Based on what Whittingham has said about Brewer this spring, and how Brewer looked Saturday, it is starting to feel like Rising is going to have an uphill climb.
The running back position is in good shape
Utah has plenty of options at a position where it generally makes hay each fall.
Oklahoma transfer TJ Pledger’s quasi-debut in a Utah uniform yielded six carries for 31 yards, while Chris Curry’s debut also showed flashes as the LSU transfer went for 44 yards on six carries. Redshirt freshman Micah Bernard only had two carries, but that hardly matters.
If the season started today, Bernard is probably the No. 1 guy. At worst, it’s going to be a by-committee approach, which means Bernard is going to get touches anyway. Four-star freshman Ricky Parks arriving this summer will only add to the depth.
Running back is rarely, if ever a position of concern at Utah, and that concern is not going to start now.
Devaughn Vele emerged, but Utah needs more wide receiver help
By all indications, freshman wide receiver Devaughn Vele had a productive spring, capped by four catches for 66 yards on Saturday. His optimistic play adds depth at a position Utah could really use some after Bryan Thompson and Samson Nacua transferred in February.

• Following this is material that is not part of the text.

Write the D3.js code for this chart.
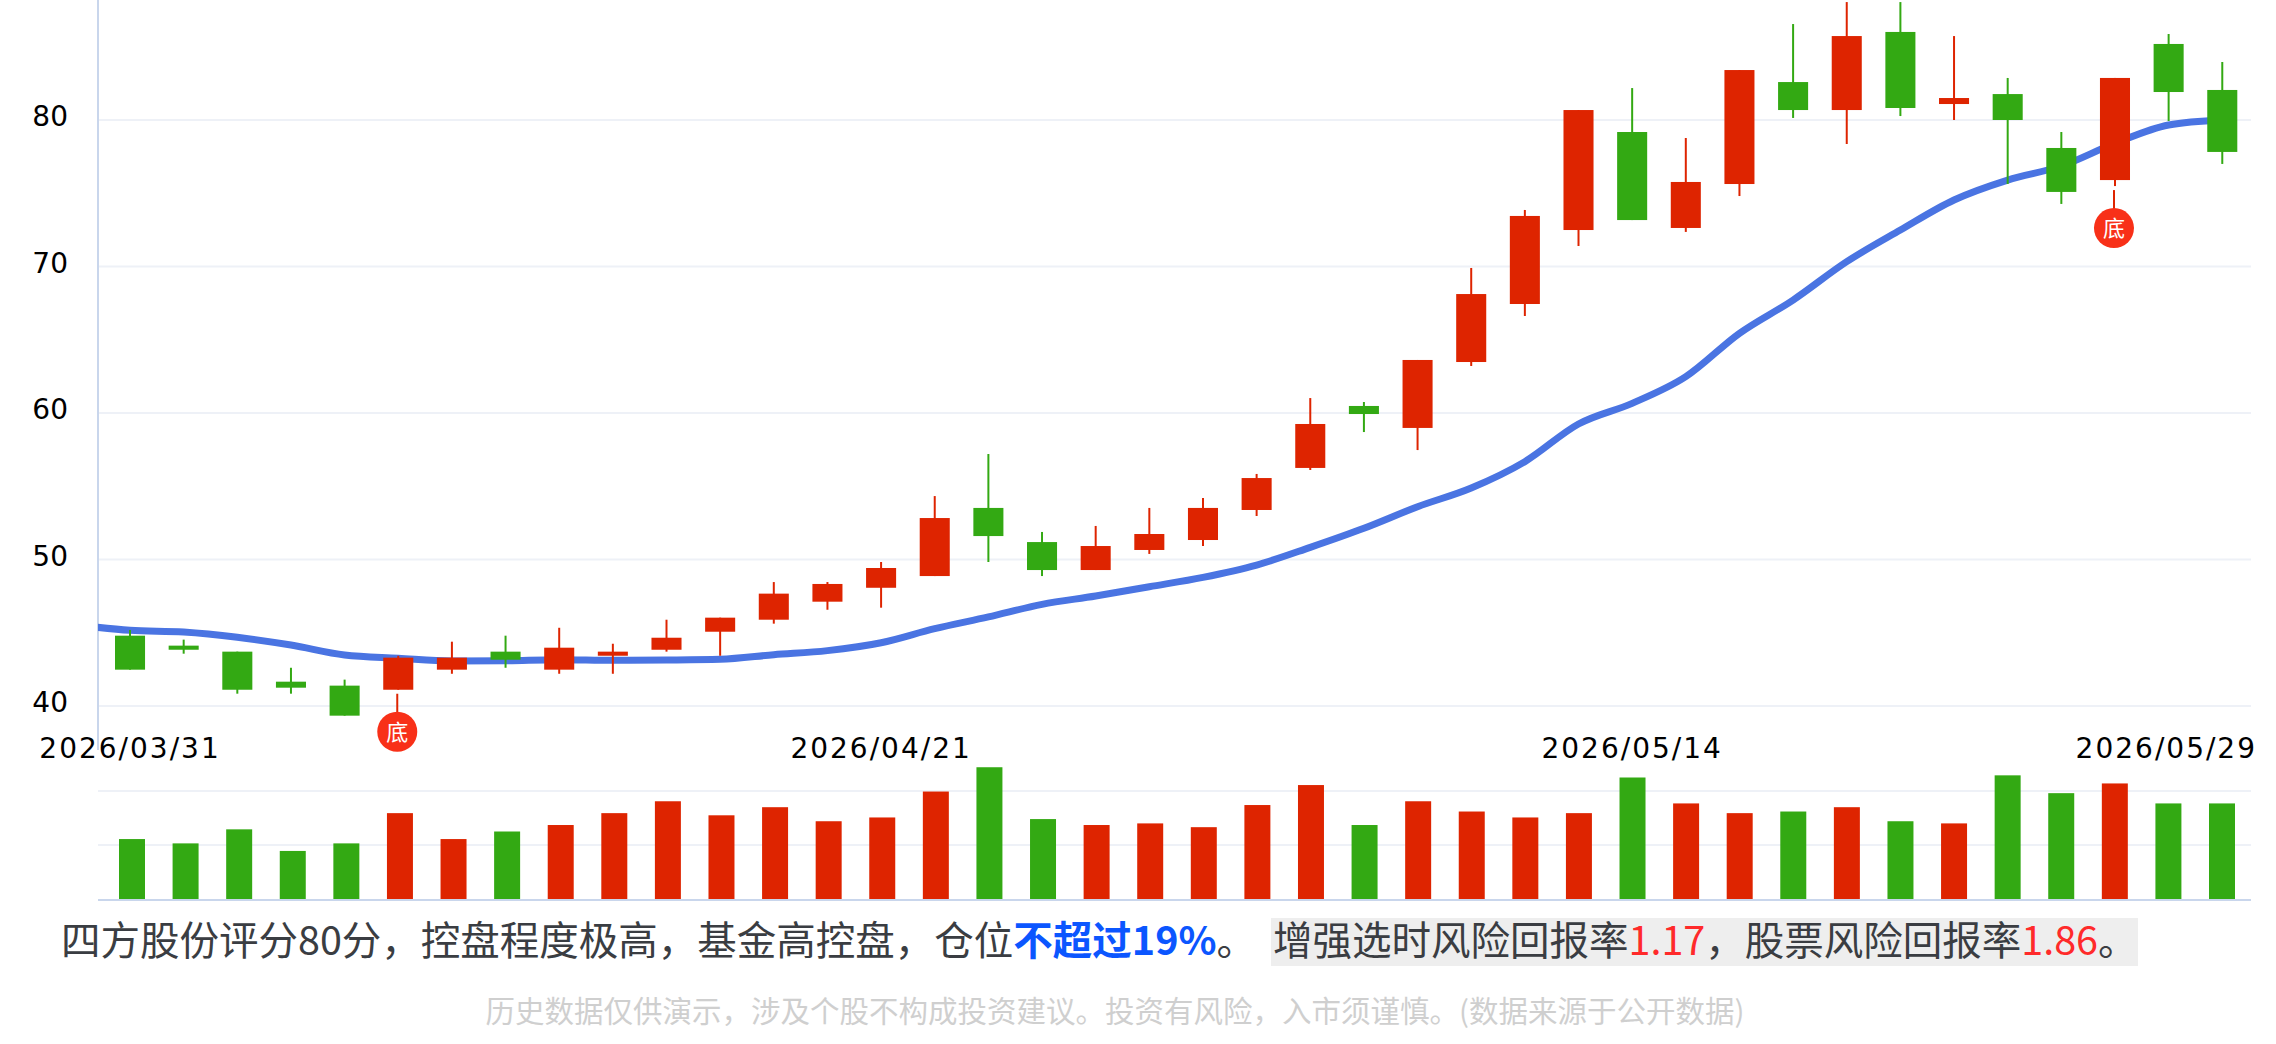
<!DOCTYPE html>
<html>
<head>
<meta charset="utf-8">
<script src="https://cdn.jsdelivr.net/npm/d3@7/dist/d3.min.js"></script>
<style>
  body { margin: 0; background: #fff; }
  svg { display: block; }
  .tick-label { font-family: "DejaVu Sans", sans-serif; fill: #000; }
  .note { font-family: "Noto Sans CJK SC", sans-serif; }
</style>
</head>
<body>
<svg id="chart" width="2276" height="1044"></svg>
<script>
const dates = ['03/31', '04/01', '04/02', '04/03', '04/07', '04/08', '04/09', '04/10',
  '04/13', '04/14', '04/15', '04/16', '04/17', '04/20', '04/21', '04/22', '04/23',
  '04/24', '04/27', '04/28', '04/29', '04/30', '05/06', '05/07', '05/08', '05/11',
  '05/12', '05/13', '05/14', '05/15', '05/18', '05/19', '05/20', '05/21', '05/22',
  '05/25', '05/26', '05/27', '05/28', '05/29'].map(d => '2026/' + d);

const opens = [44.80, 44.12, 43.71, 41.66, 41.39, 41.11, 42.48, 43.71, 42.48, 43.43,
  43.84, 45.07, 45.89, 47.12, 48.07, 48.87, 53.52, 51.19, 49.28, 50.65,
  51.33, 53.38, 56.25, 60.48, 58.98, 63.48, 67.44, 72.49, 79.18, 72.63,
  75.63, 82.59, 80.68, 86.01, 81.09, 81.77, 78.09, 75.90, 85.19, 82.05];
const closes = [42.48, 43.84, 41.11, 41.25, 39.34, 43.30, 43.30, 43.16, 43.98, 43.71,
  44.66, 46.03, 47.67, 48.33, 49.42, 52.83, 51.60, 49.28, 50.92, 51.74,
  53.52, 55.56, 59.25, 59.93, 63.62, 68.12, 73.45, 80.68, 73.17, 75.77,
  83.41, 80.68, 85.73, 80.82, 81.50, 80.00, 75.09, 82.87, 81.91, 77.82];
const highs = [45.19, 44.53, 43.71, 42.61, 41.80, 43.43, 44.39, 44.80, 45.34, 44.25,
  45.89, 46.03, 48.46, 48.46, 49.83, 54.33, 57.20, 51.88, 52.29, 53.52,
  54.20, 55.84, 61.02, 60.75, 63.62, 69.90, 73.86, 80.68, 82.18, 78.77,
  83.41, 86.55, 88.05, 88.05, 85.73, 82.87, 79.18, 82.87, 85.87, 83.96];
const lows = [42.48, 43.57, 40.84, 40.84, 39.34, 41.11, 42.20, 42.61, 42.20, 42.20,
  43.71, 43.43, 45.62, 46.57, 46.71, 48.87, 49.83, 48.87, 49.28, 50.38,
  50.92, 52.97, 56.11, 58.70, 57.47, 63.21, 66.62, 71.40, 73.17, 72.36,
  74.81, 80.14, 78.36, 80.27, 80.00, 75.63, 74.27, 75.49, 79.93, 77.00];

// starts one session before the first candle, the plot clip cuts it at the axis
const avgLine = [45.53, 45.17, 45.05, 44.69, 44.16, 43.48, 43.26, 43.07, 43.09, 43.16,
  43.12, 43.14, 43.19, 43.50, 43.78, 44.32, 45.28, 46.08, 46.94, 47.51,
  48.14, 48.78, 49.62, 50.83, 52.13, 53.60, 54.88, 56.68, 59.25, 60.66,
  62.48, 65.44, 67.71, 70.33, 72.49, 74.54, 75.90, 76.86, 78.41, 79.66, 80.00];

const volumes = [1.11, 1.03, 1.29, 0.89, 1.03, 1.59, 1.11, 1.25, 1.37, 1.59,
  1.81, 1.55, 1.70, 1.44, 1.51, 1.99, 2.44, 1.48, 1.37, 1.40,
  1.33, 1.74, 2.11, 1.37, 1.81, 1.62, 1.51, 1.59, 2.25, 1.77,
  1.59, 1.62, 1.70, 1.44, 1.40, 2.29, 1.96, 2.14, 1.77, 1.77];

const priceTicks = [40, 50, 60, 70, 80];
const volumeTicks = [1, 2];
const dateTicks = ['2026/03/31', '2026/04/21', '2026/05/14', '2026/05/29'];
const bottomSignals = ['2026/04/08', '2026/05/27'];

const RED = '#de2400';
const GREEN = '#33a913';
const GRID = '#eef1f7';
const AXIS = '#c9d6ec';
const plotLeft = 98;
const plotRight = 2251;

const svg = d3.select('#chart');

const x = d3.scaleBand().domain(dates).range([103.2, 2249.1])
  .paddingInner(0.44).paddingOuter(0.22);
const xVolume = d3.scaleBand().domain(dates).range([105.2, 2248.8])
  .paddingInner(0.515).paddingOuter(0.2575);
const xCenter = d => x(d) + x.bandwidth() / 2;
const xLine = d3.scaleLinear().domain([0, dates.length - 1])
  .range([xCenter(dates[0]), xCenter(dates[dates.length - 1])]);

const y = d3.scaleLinear().domain([40, 80]).range([706, 120]);
const yVolume = d3.scaleLinear().domain([0, 2]).range([899, 791]);

svg.append('defs').append('clipPath').attr('id', 'plot-clip')
  .append('rect')
  .attr('x', plotLeft).attr('y', 0)
  .attr('width', plotRight - plotLeft).attr('height', 790);

const isUp = i => closes[i] >= opens[i];
const color = i => isUp(i) ? RED : GREEN;

// grid lines
svg.append('g').selectAll('line').data(priceTicks).join('line')
  .attr('x1', plotLeft).attr('x2', plotRight)
  .attr('y1', d => y(d)).attr('y2', d => y(d))
  .attr('stroke', GRID).attr('stroke-width', 2);
svg.append('g').selectAll('line').data(volumeTicks).join('line')
  .attr('x1', plotLeft).attr('x2', plotRight)
  .attr('y1', d => yVolume(d)).attr('y2', d => yVolume(d))
  .attr('stroke', GRID).attr('stroke-width', 2);

svg.append('line')
  .attr('x1', plotLeft).attr('x2', plotLeft).attr('y1', 0).attr('y2', 750)
  .attr('stroke', AXIS).attr('stroke-width', 2);

// price labels
const yAxis = d3.axisLeft(y).tickValues(priceTicks).tickSize(0).tickPadding(30);
svg.append('g').attr('transform', `translate(${plotLeft},-3)`).call(yAxis)
  .call(g => g.select('.domain').remove())
  .selectAll('text')
  .attr('class', 'tick-label').attr('font-size', 28);

// moving average goes under the candles
const avgPath = d3.line()
  .x((d, i) => xLine(i - 1))
  .y(d => y(d))
  .curve(d3.curveMonotoneX);
svg.append('path')
  .attr('clip-path', 'url(#plot-clip)')
  .attr('d', avgPath(avgLine))
  .attr('fill', 'none').attr('stroke', '#4a74e2').attr('stroke-width', 7);

// candles
const candles = svg.append('g').selectAll('g').data(dates).join('g');
candles.append('line')
  .attr('x1', d => xCenter(d)).attr('x2', d => xCenter(d))
  .attr('y1', (d, i) => y(highs[i])).attr('y2', (d, i) => y(lows[i]))
  .attr('stroke', (d, i) => color(i)).attr('stroke-width', 2);
candles.append('rect')
  .attr('x', d => x(d)).attr('width', x.bandwidth())
  .attr('y', (d, i) => y(Math.max(opens[i], closes[i])))
  .attr('height', (d, i) => Math.abs(y(opens[i]) - y(closes[i])))
  .attr('fill', (d, i) => color(i));

// 底 signals under the low of the day
const signals = svg.append('g').selectAll('g').data(bottomSignals).join('g')
  .attr('transform', d => `translate(${xCenter(d) - 1},${y(lows[dates.indexOf(d)])})`);
signals.append('line')
  .attr('y1', 4).attr('y2', 30)
  .attr('stroke', RED).attr('stroke-width', 2);
signals.append('circle')
  .attr('cy', 42).attr('r', 20).attr('fill', '#f83018');
signals.append('text')
  .attr('y', 42).attr('dy', '0.36em').attr('text-anchor', 'middle')
  .attr('class', 'note').attr('font-size', 22).attr('fill', '#fff')
  .text('底');

// date labels, the last one is held inside the chart edge
const xAxis = d3.axisBottom(x).tickValues(dateTicks).tickSize(0).tickPadding(0);
svg.append('g').attr('transform', 'translate(0,738)').call(xAxis)
  .call(g => g.select('.domain').remove())
  .selectAll('text')
  .attr('class', 'tick-label').attr('font-size', 28).attr('letter-spacing', 2)
  .attr('text-anchor', (d, i) => i === dateTicks.length - 1 ? 'end' : 'middle')
  .attr('x', (d, i) => i === dateTicks.length - 1 ? 2257 - xCenter(d) : 0);

// volume bars
svg.append('g').selectAll('rect').data(dates).join('rect')
  .attr('x', d => xVolume(d)).attr('width', xVolume.bandwidth())
  .attr('y', (d, i) => yVolume(volumes[i]))
  .attr('height', (d, i) => yVolume(0) - yVolume(volumes[i]))
  .attr('fill', (d, i) => color(i));
svg.append('line')
  .attr('x1', plotLeft).attr('x2', plotRight)
  .attr('y1', yVolume(0) + 1).attr('y2', yVolume(0) + 1)
  .attr('stroke', AXIS).attr('stroke-width', 2);

// notes under the chart
svg.append('rect')
  .attr('x', 1271).attr('y', 918).attr('width', 867).attr('height', 48)
  .attr('fill', '#eeeeee');

const line1 = svg.append('text').attr('class', 'note')
  .attr('x', 61).attr('y', 955).attr('font-size', 39.5).attr('fill', '#3a3d42');
line1.append('tspan').text('四方股份评分80分，控盘程度极高，基金高控盘，仓位');
line1.append('tspan').attr('fill', '#0b56ff').attr('font-weight', 700).text('不超过19%');
line1.append('tspan').text('。');

const line2 = svg.append('text').attr('class', 'note')
  .attr('x', 1273).attr('y', 955).attr('font-size', 39.5).attr('fill', '#3a3d42');
line2.append('tspan').text('增强选时风险回报率');
line2.append('tspan').attr('fill', '#ff2a2a').text('1.17');
line2.append('tspan').text('，股票风险回报率');
line2.append('tspan').attr('fill', '#ff2a2a').text('1.86');
line2.append('tspan').text('。');

svg.append('text').attr('class', 'note')
  .attr('x', 1115).attr('y', 1022).attr('text-anchor', 'middle')
  .attr('font-size', 29.5).attr('fill', '#cfcfcf')
  .text('历史数据仅供演示，涉及个股不构成投资建议。投资有风险，入市须谨慎。(数据来源于公开数据)');
</script>
</body>
</html>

Vele emerged, Money Parks is in the mix, and Caine Savage may stay at that position after shifting over from cornerback, but Whittingham has made no bones about the fact he plans to hit the NCAA Transfer Portal for some help.
For the sake of arguing, let’s say Vele is WR4, with Parks and/or Savage getting depth-chart reps. Objectively, that simply isn’t enough experience at the position. Whittingham is absolutely justified in thinking he needs more help, and that’s with the tight end position being a focal point of the passing attack.
What the transfer portal can offer at this juncture in terms of Power Five-level receiving help should be interesting.
Ja’Quinden Jackson could see short-yardage, wildcat packages
The Texas transfer has not been ruled out of the quarterback competition, but there hasn’t been much from Whittingham to suggest that Jackson can wind up with the job.
Still, Jackson is an imposing figure at 6-foot-2, 230 pounds, with the ability to tuck the ball away and make something happen with his legs. The possibility of Jackson seeing short-yardage or wildcat situations exists, but remains to be seen.
Bottom line, it’s going to be hard to keep Jackson off the field in some form or fashion, even if he’s not the starting quarterback.